Do this. Figure out how many lines of the material below contain the word "that". Answer with the number only.

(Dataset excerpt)
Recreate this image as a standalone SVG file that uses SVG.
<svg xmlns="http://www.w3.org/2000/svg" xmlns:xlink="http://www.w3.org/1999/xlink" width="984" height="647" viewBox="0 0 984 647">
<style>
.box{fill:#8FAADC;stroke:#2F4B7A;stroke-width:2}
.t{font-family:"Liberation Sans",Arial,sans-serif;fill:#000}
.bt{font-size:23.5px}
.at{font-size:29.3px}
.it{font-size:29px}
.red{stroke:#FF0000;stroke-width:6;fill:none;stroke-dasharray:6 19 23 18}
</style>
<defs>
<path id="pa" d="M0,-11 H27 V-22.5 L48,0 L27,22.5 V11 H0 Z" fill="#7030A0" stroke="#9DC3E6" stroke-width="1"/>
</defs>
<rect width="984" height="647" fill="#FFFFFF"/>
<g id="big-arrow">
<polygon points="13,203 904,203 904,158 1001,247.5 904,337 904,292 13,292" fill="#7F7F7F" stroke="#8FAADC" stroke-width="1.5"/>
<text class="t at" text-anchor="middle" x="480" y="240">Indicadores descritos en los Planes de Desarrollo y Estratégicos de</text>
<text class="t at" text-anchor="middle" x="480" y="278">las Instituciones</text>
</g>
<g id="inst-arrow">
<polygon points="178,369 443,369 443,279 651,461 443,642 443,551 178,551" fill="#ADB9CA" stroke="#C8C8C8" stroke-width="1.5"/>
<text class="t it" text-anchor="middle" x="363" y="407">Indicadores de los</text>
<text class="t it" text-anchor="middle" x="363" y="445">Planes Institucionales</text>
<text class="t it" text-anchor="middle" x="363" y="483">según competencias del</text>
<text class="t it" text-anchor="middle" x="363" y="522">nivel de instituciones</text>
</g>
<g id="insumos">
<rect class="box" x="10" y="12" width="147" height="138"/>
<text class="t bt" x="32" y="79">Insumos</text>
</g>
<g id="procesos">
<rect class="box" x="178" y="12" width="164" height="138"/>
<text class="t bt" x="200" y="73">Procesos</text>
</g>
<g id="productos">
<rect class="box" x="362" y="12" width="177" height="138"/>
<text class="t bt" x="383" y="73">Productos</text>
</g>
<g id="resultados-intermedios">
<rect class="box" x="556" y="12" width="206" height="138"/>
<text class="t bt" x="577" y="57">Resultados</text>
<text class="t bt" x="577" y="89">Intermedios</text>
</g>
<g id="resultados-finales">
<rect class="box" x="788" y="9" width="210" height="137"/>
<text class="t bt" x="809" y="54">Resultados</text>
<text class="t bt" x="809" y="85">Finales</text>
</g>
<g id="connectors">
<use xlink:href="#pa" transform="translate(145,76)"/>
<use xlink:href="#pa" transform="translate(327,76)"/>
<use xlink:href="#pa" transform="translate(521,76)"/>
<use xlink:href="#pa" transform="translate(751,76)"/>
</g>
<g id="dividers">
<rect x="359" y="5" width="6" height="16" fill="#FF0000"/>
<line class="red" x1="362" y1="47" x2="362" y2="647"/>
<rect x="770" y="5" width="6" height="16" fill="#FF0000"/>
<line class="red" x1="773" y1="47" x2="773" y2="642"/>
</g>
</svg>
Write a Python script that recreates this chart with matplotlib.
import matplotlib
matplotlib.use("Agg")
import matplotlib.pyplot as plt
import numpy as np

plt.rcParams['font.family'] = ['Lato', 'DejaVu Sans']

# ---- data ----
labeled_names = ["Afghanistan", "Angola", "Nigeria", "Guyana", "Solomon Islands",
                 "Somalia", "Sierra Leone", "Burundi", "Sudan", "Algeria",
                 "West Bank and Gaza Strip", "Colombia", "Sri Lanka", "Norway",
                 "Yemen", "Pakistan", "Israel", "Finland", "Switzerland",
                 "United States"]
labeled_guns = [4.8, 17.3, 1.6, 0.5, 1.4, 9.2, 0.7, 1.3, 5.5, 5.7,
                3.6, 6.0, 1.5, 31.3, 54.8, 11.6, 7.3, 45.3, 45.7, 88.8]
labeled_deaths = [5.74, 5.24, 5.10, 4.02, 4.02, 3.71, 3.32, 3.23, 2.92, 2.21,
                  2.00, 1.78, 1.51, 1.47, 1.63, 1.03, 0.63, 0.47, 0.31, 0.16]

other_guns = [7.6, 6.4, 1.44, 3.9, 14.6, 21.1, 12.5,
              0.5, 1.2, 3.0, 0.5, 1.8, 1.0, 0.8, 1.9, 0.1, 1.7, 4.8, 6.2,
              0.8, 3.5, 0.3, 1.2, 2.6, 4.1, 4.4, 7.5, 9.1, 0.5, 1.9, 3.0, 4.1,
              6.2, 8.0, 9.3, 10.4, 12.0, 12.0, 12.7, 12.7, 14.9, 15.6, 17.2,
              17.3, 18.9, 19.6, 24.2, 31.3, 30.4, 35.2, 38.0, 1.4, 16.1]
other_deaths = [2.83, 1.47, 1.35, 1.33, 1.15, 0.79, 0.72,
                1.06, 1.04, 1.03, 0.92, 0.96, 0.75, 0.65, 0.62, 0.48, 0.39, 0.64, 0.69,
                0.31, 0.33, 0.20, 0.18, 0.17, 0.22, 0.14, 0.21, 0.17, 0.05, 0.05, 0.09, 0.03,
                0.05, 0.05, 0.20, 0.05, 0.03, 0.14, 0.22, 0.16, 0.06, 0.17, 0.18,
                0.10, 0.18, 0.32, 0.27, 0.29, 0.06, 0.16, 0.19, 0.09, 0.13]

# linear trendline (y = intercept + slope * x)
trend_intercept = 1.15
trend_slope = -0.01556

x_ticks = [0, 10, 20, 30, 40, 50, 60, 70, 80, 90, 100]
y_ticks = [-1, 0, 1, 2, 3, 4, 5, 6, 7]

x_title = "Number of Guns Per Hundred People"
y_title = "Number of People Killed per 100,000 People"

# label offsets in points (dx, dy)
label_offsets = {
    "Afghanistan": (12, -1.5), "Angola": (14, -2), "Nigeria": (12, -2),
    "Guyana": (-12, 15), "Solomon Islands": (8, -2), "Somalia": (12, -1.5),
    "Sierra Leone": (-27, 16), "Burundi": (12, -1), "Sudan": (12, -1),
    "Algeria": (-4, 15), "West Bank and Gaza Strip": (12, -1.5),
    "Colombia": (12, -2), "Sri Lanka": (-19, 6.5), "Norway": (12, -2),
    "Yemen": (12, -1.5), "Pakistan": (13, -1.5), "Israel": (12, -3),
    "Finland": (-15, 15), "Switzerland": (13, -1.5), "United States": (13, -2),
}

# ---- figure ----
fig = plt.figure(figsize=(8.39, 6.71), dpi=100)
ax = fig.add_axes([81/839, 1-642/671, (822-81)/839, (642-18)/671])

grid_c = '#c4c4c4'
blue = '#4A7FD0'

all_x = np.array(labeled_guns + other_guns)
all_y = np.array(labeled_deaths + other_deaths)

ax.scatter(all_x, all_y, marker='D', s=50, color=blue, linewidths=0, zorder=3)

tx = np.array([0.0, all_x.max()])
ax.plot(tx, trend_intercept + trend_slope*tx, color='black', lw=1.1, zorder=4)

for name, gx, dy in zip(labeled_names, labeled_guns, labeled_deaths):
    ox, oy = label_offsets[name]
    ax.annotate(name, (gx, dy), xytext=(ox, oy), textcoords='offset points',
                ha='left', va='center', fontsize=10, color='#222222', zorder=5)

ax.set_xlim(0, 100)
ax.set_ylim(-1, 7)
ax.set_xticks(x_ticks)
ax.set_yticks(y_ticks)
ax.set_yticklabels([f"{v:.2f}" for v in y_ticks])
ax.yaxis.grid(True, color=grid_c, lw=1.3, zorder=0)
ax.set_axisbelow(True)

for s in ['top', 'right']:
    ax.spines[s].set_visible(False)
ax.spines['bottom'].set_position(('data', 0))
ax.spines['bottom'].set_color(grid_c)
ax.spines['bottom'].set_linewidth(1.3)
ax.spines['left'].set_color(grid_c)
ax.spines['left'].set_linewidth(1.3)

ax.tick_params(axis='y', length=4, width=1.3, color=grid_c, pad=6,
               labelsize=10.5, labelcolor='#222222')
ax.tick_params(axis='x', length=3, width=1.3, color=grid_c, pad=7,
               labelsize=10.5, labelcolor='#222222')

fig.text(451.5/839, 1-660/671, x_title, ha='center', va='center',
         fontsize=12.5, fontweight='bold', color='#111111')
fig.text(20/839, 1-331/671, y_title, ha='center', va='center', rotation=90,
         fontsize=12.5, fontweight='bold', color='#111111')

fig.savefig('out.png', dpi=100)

Exercise result. 2